## BEGIN

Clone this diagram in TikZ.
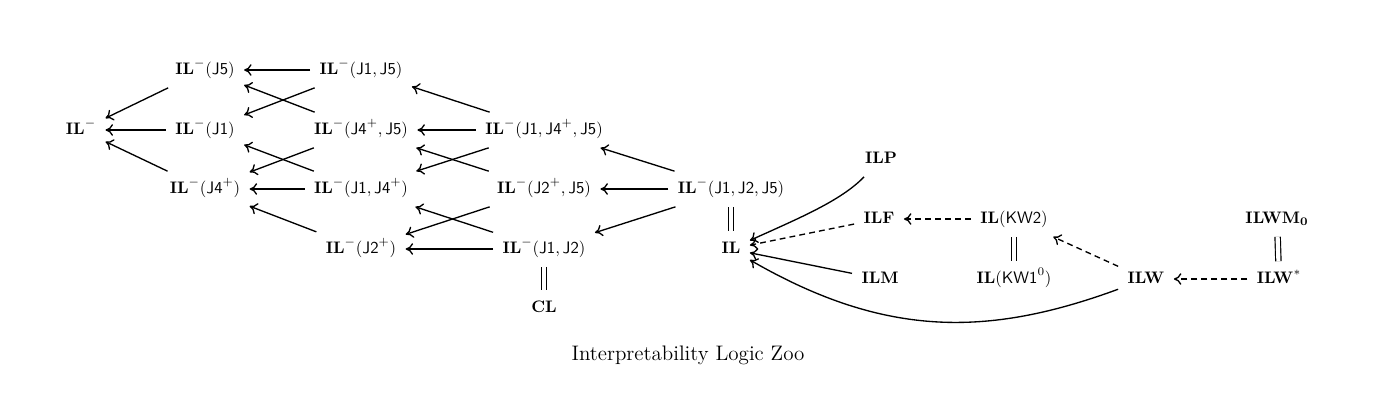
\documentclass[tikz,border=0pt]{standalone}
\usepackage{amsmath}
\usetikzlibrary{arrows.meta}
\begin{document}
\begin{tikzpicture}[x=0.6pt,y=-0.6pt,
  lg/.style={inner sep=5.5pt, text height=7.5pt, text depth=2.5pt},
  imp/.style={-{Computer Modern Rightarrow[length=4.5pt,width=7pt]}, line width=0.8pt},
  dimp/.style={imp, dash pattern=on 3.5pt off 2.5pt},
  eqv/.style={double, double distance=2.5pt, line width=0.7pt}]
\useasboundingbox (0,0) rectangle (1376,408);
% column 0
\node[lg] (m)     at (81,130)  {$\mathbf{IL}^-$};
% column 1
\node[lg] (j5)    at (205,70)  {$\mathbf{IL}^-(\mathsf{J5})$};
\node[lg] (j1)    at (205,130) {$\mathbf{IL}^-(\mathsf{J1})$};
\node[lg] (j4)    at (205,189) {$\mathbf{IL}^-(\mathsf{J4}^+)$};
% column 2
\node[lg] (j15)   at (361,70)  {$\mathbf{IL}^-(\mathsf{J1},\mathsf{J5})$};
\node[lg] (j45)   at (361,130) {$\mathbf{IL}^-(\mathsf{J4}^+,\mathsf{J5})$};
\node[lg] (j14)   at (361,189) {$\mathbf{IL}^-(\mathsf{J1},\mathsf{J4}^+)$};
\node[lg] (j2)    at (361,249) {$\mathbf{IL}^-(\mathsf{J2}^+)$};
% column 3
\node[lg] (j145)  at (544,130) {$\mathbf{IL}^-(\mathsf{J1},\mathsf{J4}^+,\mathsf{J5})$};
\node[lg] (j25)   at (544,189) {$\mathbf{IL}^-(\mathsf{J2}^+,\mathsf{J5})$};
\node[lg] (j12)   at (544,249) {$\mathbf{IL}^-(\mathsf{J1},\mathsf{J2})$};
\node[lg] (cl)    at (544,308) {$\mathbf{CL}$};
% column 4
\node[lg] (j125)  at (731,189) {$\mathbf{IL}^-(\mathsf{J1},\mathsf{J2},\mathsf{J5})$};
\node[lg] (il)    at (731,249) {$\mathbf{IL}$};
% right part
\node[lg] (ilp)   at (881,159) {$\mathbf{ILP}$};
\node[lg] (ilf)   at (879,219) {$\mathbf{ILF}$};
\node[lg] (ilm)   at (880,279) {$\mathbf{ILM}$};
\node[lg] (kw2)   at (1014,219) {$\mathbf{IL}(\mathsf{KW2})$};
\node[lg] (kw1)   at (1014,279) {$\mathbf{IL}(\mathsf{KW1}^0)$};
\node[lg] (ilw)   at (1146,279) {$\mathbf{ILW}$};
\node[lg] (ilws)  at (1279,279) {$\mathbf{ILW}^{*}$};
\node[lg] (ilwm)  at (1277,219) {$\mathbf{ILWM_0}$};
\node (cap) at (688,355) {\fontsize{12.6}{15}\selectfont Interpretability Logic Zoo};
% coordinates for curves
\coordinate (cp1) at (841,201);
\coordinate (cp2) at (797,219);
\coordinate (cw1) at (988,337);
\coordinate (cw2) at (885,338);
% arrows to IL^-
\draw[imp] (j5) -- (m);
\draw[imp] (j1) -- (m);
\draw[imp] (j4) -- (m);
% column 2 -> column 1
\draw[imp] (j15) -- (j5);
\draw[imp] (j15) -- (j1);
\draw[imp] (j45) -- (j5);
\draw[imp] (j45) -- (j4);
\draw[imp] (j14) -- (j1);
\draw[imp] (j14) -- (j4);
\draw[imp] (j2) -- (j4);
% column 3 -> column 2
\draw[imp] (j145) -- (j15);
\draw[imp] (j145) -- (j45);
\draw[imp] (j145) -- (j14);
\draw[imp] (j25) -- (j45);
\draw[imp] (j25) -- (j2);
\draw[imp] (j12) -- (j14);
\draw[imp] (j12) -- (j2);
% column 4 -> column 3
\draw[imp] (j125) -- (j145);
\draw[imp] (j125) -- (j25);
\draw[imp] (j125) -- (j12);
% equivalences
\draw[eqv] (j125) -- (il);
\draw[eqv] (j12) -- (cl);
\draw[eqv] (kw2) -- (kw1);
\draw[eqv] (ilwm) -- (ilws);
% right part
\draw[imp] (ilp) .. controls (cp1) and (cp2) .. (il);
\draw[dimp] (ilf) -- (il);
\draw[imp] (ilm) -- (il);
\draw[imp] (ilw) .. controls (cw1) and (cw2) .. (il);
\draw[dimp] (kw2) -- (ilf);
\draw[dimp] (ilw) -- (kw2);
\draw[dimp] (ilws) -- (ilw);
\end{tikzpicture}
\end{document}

## END
## BEGIN

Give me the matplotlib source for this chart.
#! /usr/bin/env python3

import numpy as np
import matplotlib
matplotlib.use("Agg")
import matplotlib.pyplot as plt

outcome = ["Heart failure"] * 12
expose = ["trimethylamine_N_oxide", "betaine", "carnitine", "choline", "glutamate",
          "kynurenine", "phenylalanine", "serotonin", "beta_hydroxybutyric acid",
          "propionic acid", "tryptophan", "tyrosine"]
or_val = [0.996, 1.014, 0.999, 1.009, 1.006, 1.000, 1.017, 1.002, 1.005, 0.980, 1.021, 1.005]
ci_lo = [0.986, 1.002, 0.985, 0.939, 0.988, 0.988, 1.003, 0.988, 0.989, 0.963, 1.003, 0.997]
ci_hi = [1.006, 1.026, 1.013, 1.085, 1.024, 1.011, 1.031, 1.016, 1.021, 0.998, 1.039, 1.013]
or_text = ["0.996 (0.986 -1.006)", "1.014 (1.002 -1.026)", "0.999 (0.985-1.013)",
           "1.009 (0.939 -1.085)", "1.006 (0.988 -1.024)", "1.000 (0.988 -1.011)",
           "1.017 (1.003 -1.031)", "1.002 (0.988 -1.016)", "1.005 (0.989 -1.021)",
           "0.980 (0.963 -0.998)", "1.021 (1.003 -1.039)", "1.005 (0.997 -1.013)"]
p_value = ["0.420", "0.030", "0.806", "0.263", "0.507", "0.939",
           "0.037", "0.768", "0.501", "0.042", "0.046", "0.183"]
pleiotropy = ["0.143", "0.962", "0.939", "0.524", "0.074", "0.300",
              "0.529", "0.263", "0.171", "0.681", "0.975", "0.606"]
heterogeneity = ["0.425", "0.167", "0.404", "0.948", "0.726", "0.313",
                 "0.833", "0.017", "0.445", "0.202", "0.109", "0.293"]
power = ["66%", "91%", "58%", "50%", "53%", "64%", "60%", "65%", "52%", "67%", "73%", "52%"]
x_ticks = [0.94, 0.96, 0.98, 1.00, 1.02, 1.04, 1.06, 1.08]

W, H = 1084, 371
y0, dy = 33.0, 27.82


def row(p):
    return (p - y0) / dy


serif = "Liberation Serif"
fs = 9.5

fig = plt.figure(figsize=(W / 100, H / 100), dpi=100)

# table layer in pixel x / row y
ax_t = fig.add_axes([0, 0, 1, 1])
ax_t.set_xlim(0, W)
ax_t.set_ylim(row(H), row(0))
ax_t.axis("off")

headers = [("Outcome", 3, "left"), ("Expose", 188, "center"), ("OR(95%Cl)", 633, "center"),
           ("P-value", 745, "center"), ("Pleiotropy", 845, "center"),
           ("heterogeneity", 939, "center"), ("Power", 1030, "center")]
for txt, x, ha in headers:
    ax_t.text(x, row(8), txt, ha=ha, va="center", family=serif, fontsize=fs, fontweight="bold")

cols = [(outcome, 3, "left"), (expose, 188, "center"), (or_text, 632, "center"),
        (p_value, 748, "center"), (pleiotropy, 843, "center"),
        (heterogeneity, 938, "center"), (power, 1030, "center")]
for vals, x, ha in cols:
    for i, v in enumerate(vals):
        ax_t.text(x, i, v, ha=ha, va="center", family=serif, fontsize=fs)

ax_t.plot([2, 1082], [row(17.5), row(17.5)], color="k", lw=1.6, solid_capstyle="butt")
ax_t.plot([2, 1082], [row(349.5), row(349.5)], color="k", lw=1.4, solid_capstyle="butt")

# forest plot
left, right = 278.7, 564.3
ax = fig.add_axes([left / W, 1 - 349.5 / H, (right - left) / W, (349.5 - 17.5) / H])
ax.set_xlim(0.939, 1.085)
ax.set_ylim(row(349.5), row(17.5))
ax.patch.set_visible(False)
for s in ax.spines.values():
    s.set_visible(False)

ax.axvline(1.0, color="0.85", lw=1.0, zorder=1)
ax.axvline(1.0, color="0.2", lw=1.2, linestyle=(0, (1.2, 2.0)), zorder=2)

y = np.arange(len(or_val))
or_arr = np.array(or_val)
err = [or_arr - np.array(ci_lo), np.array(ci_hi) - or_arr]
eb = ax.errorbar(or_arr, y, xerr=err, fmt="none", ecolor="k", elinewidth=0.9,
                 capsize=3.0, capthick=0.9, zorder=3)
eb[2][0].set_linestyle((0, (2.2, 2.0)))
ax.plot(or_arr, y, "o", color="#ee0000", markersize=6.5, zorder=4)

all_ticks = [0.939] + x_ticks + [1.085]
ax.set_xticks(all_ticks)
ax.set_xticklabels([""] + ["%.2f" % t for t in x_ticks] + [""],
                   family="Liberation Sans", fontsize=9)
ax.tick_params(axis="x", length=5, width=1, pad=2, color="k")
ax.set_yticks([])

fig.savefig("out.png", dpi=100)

## END

Goal
Repeat exactly the lines from the one containing "Give me the matplotlib source for this chart." through the one containing "import matplotlib.pyplot as plt", both included, and nothing else.

Reply to the exercise
Give me the matplotlib source for this chart.
#! /usr/bin/env python3

import numpy as np
import matplotlib
matplotlib.use("Agg")
import matplotlib.pyplot as plt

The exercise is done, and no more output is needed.